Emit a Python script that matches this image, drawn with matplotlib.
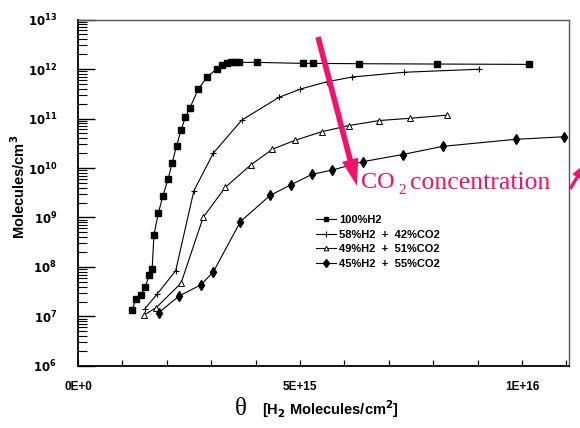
"""Recreate the CO2 / H2 adsorption chart."""

import matplotlib
matplotlib.use("Agg")
import matplotlib.pyplot as plt
from matplotlib.ticker import LogLocator, MultipleLocator, NullFormatter

# coverage values (x, in units of 1e15 molecules/cm2) and densities (molecules/cm3)
h2_x = [1.21, 1.31, 1.41, 1.51, 1.61, 1.67, 1.71, 1.81, 1.91, 2.03, 2.12, 2.22,
        2.32, 2.42, 2.52, 2.71, 2.91, 3.12, 3.24, 3.35, 3.44, 3.54, 3.63, 4.04,
        5.07, 5.30, 6.32, 8.08, 10.15]
h2_y = [1.35e7, 2.26e7, 2.72e7, 3.94e7, 6.9e7, 9.1e7, 4.4e8, 1.23e9, 2.7e9, 6.0e9,
        1.26e10, 2.78e10, 5.86e10, 1.07e11, 1.63e11, 3.94e11, 6.9e11, 1.0e12,
        1.2e12, 1.34e12, 1.36e12, 1.36e12, 1.36e12, 1.36e12, 1.30e12, 1.30e12,
        1.28e12, 1.26e12, 1.24e12]

co2_42_x = [1.51, 1.79, 2.20, 2.61, 3.05, 3.69, 4.53, 5.01, 5.60, 6.18, 7.35, 9.04]
co2_42_y = [1.45e7, 2.89e7, 8.4e7, 3.47e9, 2.01e10, 9.3e10, 2.68e11, 3.94e11,
            5.5e11, 6.9e11, 8.6e11, 9.9e11]

co2_51_x = [1.49, 1.76, 2.32, 2.82, 3.32, 3.89, 4.38, 4.89, 5.49, 6.10, 6.79,
            7.48, 8.32]
co2_51_y = [1.07e7, 1.51e7, 4.69e7, 1.01e9, 4.09e9, 1.15e10, 2.4e10, 3.63e10,
            5.4e10, 7.2e10, 9.1e10, 1.01e11, 1.17e11]

co2_55_x = [1.82, 2.28, 2.77, 3.05, 3.66, 4.33, 4.80, 5.28, 5.73, 6.41, 7.31,
            8.22, 9.86, 10.95]
co2_55_y = [1.2e7, 2.6e7, 4.37e7, 8.0e7, 8.3e8, 2.8e9, 4.6e9, 7.5e9, 9.1e9,
            1.34e10, 1.87e10, 2.74e10, 3.8e10, 4.28e10]

labels = ["100%H2", "58%H2  +  42%CO2", "49%H2  +  51%CO2", "45%H2  +  55%CO2"]
xtick_values = [0, 5e15, 1e16]
xtick_labels = ["0E+0", "5E+15", "1E+16"]

SANS = ["Liberation Sans Narrow", "Liberation Sans", "DejaVu Sans"]
PINK = "#F5106C"


def fpx(x, y):
    """Figure pixel (from top-left) to figure fraction."""
    return x / 580, 1 - y / 428


def main() -> None:
    plt.rcParams["font.family"] = SANS
    plt.rcParams["font.weight"] = "bold"
    plt.rcParams["mathtext.fontset"] = "custom"
    plt.rcParams["mathtext.bf"] = "Liberation Sans Narrow:bold"
    plt.rcParams["mathtext.rm"] = "Liberation Sans Narrow:bold"

    fig = plt.figure(figsize=(5.8, 4.28), dpi=100)
    ax = fig.add_axes([0.1345, 0.1449, 0.8465, 0.8095])

    scale = 1e15
    series = [
        (h2_x, h2_y, dict(marker="s", ms=4.4, mfc="black")),
        (co2_42_x, co2_42_y, dict(marker="+", ms=5, mew=0.8)),
        (co2_51_x, co2_51_y, dict(marker="^", ms=4.2, mfc="white", mew=0.7)),
        (co2_55_x, co2_55_y, dict(marker="d", ms=5.5, mfc="black")),
    ]
    for (xs, ys, style), label in zip(series, labels):
        ax.plot([v * scale for v in xs], ys, color="black", lw=0.8,
                mec="black", label=label, **style)

    ax.set_yscale("log")
    ax.set_ylim(1e6, 1e13)
    ax.set_xlim(0, 11.06e15)

    ax.yaxis.set_minor_locator(LogLocator(base=10, subs=range(2, 10), numticks=20))
    ax.yaxis.set_minor_formatter(NullFormatter())
    ax.set_yticks([10.0 ** k for k in range(6, 14)],
                  [r"$\mathbf{10^{%d}}$" % k for k in range(6, 14)])
    ax.set_xticks(xtick_values, xtick_labels)
    ax.xaxis.set_minor_locator(MultipleLocator(1e15))

    ax.tick_params(axis="y", which="major", direction="in", length=12,
                   width=1, pad=15, labelsize=8.5)
    ax.tick_params(axis="y", which="minor", direction="in", length=6.5, width=0.8)
    ax.tick_params(axis="x", which="both", direction="in", length=4.5,
                   width=0.9, pad=11, labelsize=8.5)
    for lab in ax.get_yticklabels() + ax.get_xticklabels():
        lab.set_fontweight("bold")

    for side in ("left", "bottom"):
        ax.spines[side].set_linewidth(1.3)
    for side in ("top", "right"):
        ax.spines[side].set_linewidth(1.0)
        ax.spines[side].set_color("#555555")

    fig.text(*fpx(19, 187), r"Molecules/cm$^\mathbf{3}$", fontsize=10.5,
             fontweight="bold", rotation=90, ha="center", va="center")

    # x label: serif theta plus bold bracket text
    fig.text(*fpx(241, 409), "\u03b8", fontsize=18, ha="center", va="center",
             family="Liberation Serif", weight="normal")
    fig.text(*fpx(262, 409), r"[H$_\mathbf{2}$ Molecules/cm$^\mathbf{2}$]",
             fontsize=10.5, fontweight="bold", ha="left", va="center")

    ax.legend(loc="upper left", bbox_to_anchor=fpx(316, 215),
              bbox_transform=fig.transFigure, frameon=False, fontsize=8,
              handlelength=1.8, handletextpad=0.3, labelspacing=0.42,
              borderpad=0, borderaxespad=0, markerscale=0.8)

    # CO2 concentration arrow and caption
    ax.annotate("", xy=fpx(357, 186), xytext=fpx(318, 37),
                xycoords="figure fraction", textcoords="figure fraction",
                arrowprops=dict(arrowstyle="simple,head_length=1.3,head_width=0.8,"
                                "tail_width=0.27", mutation_scale=15,
                                color=PINK, lw=0, shrinkA=0, shrinkB=0))
    serif = dict(family="Liberation Serif", weight="normal", color=PINK)
    fig.text(*fpx(361, 183), "CO", fontsize=17.5, ha="left", va="center", **serif)
    fig.text(*fpx(398, 191), "2", fontsize=11, ha="left", va="center", **serif)
    fig.text(*fpx(410, 183), "concentration", fontsize=18.5, ha="left",
             va="center", **serif)
    ax.annotate("", xy=fpx(586, 163), xytext=fpx(570, 189),
                xycoords="figure fraction", textcoords="figure fraction",
                annotation_clip=False,
                arrowprops=dict(arrowstyle="simple,head_length=1.0,head_width=0.7,"
                                "tail_width=0.2", mutation_scale=12,
                                color=PINK, lw=0, shrinkA=0, shrinkB=0))

    fig.savefig("out.png", dpi=100)
    plt.close(fig)


if __name__ == "__main__":
    main()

::::::::::

#### STATED PROBLEM:
Transcribe the material exactly, keeping every word and none of the pictures.

#### EXPECTED ANSWER:
Emit a Python script that matches this image, drawn with matplotlib.
"""Recreate the CO2 / H2 adsorption chart."""

import matplotlib
matplotlib.use("Agg")
import matplotlib.pyplot as plt
from matplotlib.ticker import LogLocator, MultipleLocator, NullFormatter

# coverage values (x, in units of 1e15 molecules/cm2) and densities (molecules/cm3)
h2_x = [1.21, 1.31, 1.41, 1.51, 1.61, 1.67, 1.71, 1.81, 1.91, 2.03, 2.12, 2.22,
        2.32, 2.42, 2.52, 2.71, 2.91, 3.12, 3.24, 3.35, 3.44, 3.54, 3.63, 4.04,
        5.07, 5.30, 6.32, 8.08, 10.15]
h2_y = [1.35e7, 2.26e7, 2.72e7, 3.94e7, 6.9e7, 9.1e7, 4.4e8, 1.23e9, 2.7e9, 6.0e9,
        1.26e10, 2.78e10, 5.86e10, 1.07e11, 1.63e11, 3.94e11, 6.9e11, 1.0e12,
        1.2e12, 1.34e12, 1.36e12, 1.36e12, 1.36e12, 1.36e12, 1.30e12, 1.30e12,
        1.28e12, 1.26e12, 1.24e12]

co2_42_x = [1.51, 1.79, 2.20, 2.61, 3.05, 3.69, 4.53, 5.01, 5.60, 6.18, 7.35, 9.04]
co2_42_y = [1.45e7, 2.89e7, 8.4e7, 3.47e9, 2.01e10, 9.3e10, 2.68e11, 3.94e11,
            5.5e11, 6.9e11, 8.6e11, 9.9e11]

co2_51_x = [1.49, 1.76, 2.32, 2.82, 3.32, 3.89, 4.38, 4.89, 5.49, 6.10, 6.79,
            7.48, 8.32]
co2_51_y = [1.07e7, 1.51e7, 4.69e7, 1.01e9, 4.09e9, 1.15e10, 2.4e10, 3.63e10,
            5.4e10, 7.2e10, 9.1e10, 1.01e11, 1.17e11]

co2_55_x = [1.82, 2.28, 2.77, 3.05, 3.66, 4.33, 4.80, 5.28, 5.73, 6.41, 7.31,
            8.22, 9.86, 10.95]
co2_55_y = [1.2e7, 2.6e7, 4.37e7, 8.0e7, 8.3e8, 2.8e9, 4.6e9, 7.5e9, 9.1e9,
            1.34e10, 1.87e10, 2.74e10, 3.8e10, 4.28e10]

labels = ["100%H2", "58%H2  +  42%CO2", "49%H2  +  51%CO2", "45%H2  +  55%CO2"]
xtick_values = [0, 5e15, 1e16]
xtick_labels = ["0E+0", "5E+15", "1E+16"]

SANS = ["Liberation Sans Narrow", "Liberation Sans", "DejaVu Sans"]
PINK = "#F5106C"


def fpx(x, y):
    """Figure pixel (from top-left) to figure fraction."""
    return x / 580, 1 - y / 428


def main() -> None:
    plt.rcParams["font.family"] = SANS
    plt.rcParams["font.weight"] = "bold"
    plt.rcParams["mathtext.fontset"] = "custom"
    plt.rcParams["mathtext.bf"] = "Liberation Sans Narrow:bold"
    plt.rcParams["mathtext.rm"] = "Liberation Sans Narrow:bold"

    fig = plt.figure(figsize=(5.8, 4.28), dpi=100)
    ax = fig.add_axes([0.1345, 0.1449, 0.8465, 0.8095])

    scale = 1e15
    series = [
        (h2_x, h2_y, dict(marker="s", ms=4.4, mfc="black")),
        (co2_42_x, co2_42_y, dict(marker="+", ms=5, mew=0.8)),
        (co2_51_x, co2_51_y, dict(marker="^", ms=4.2, mfc="white", mew=0.7)),
        (co2_55_x, co2_55_y, dict(marker="d", ms=5.5, mfc="black")),
    ]
    for (xs, ys, style), label in zip(series, labels):
        ax.plot([v * scale for v in xs], ys, color="black", lw=0.8,
                mec="black", label=label, **style)

    ax.set_yscale("log")
    ax.set_ylim(1e6, 1e13)
    ax.set_xlim(0, 11.06e15)

    ax.yaxis.set_minor_locator(LogLocator(base=10, subs=range(2, 10), numticks=20))
    ax.yaxis.set_minor_formatter(NullFormatter())
    ax.set_yticks([10.0 ** k for k in range(6, 14)],
                  [r"$\mathbf{10^{%d}}$" % k for k in range(6, 14)])
    ax.set_xticks(xtick_values, xtick_labels)
    ax.xaxis.set_minor_locator(MultipleLocator(1e15))

    ax.tick_params(axis="y", which="major", direction="in", length=12,
                   width=1, pad=15, labelsize=8.5)
    ax.tick_params(axis="y", which="minor", direction="in", length=6.5, width=0.8)
    ax.tick_params(axis="x", which="both", direction="in", length=4.5,
                   width=0.9, pad=11, labelsize=8.5)
    for lab in ax.get_yticklabels() + ax.get_xticklabels():
        lab.set_fontweight("bold")

    for side in ("left", "bottom"):
        ax.spines[side].set_linewidth(1.3)
    for side in ("top", "right"):
        ax.spines[side].set_linewidth(1.0)
        ax.spines[side].set_color("#555555")

    fig.text(*fpx(19, 187), r"Molecules/cm$^\mathbf{3}$", fontsize=10.5,
             fontweight="bold", rotation=90, ha="center", va="center")

    # x label: serif theta plus bold bracket text
    fig.text(*fpx(241, 409), "\u03b8", fontsize=18, ha="center", va="center",
             family="Liberation Serif", weight="normal")
    fig.text(*fpx(262, 409), r"[H$_\mathbf{2}$ Molecules/cm$^\mathbf{2}$]",
             fontsize=10.5, fontweight="bold", ha="left", va="center")

    ax.legend(loc="upper left", bbox_to_anchor=fpx(316, 215),
              bbox_transform=fig.transFigure, frameon=False, fontsize=8,
              handlelength=1.8, handletextpad=0.3, labelspacing=0.42,
              borderpad=0, borderaxespad=0, markerscale=0.8)

    # CO2 concentration arrow and caption
    ax.annotate("", xy=fpx(357, 186), xytext=fpx(318, 37),
                xycoords="figure fraction", textcoords="figure fraction",
                arrowprops=dict(arrowstyle="simple,head_length=1.3,head_width=0.8,"
                                "tail_width=0.27", mutation_scale=15,
                                color=PINK, lw=0, shrinkA=0, shrinkB=0))
    serif = dict(family="Liberation Serif", weight="normal", color=PINK)
    fig.text(*fpx(361, 183), "CO", fontsize=17.5, ha="left", va="center", **serif)
    fig.text(*fpx(398, 191), "2", fontsize=11, ha="left", va="center", **serif)
    fig.text(*fpx(410, 183), "concentration", fontsize=18.5, ha="left",
             va="center", **serif)
    ax.annotate("", xy=fpx(586, 163), xytext=fpx(570, 189),
                xycoords="figure fraction", textcoords="figure fraction",
                annotation_clip=False,
                arrowprops=dict(arrowstyle="simple,head_length=1.0,head_width=0.7,"
                                "tail_width=0.2", mutation_scale=12,
                                color=PINK, lw=0, shrinkA=0, shrinkB=0))

    fig.savefig("out.png", dpi=100)
    plt.close(fig)


if __name__ == "__main__":
    main()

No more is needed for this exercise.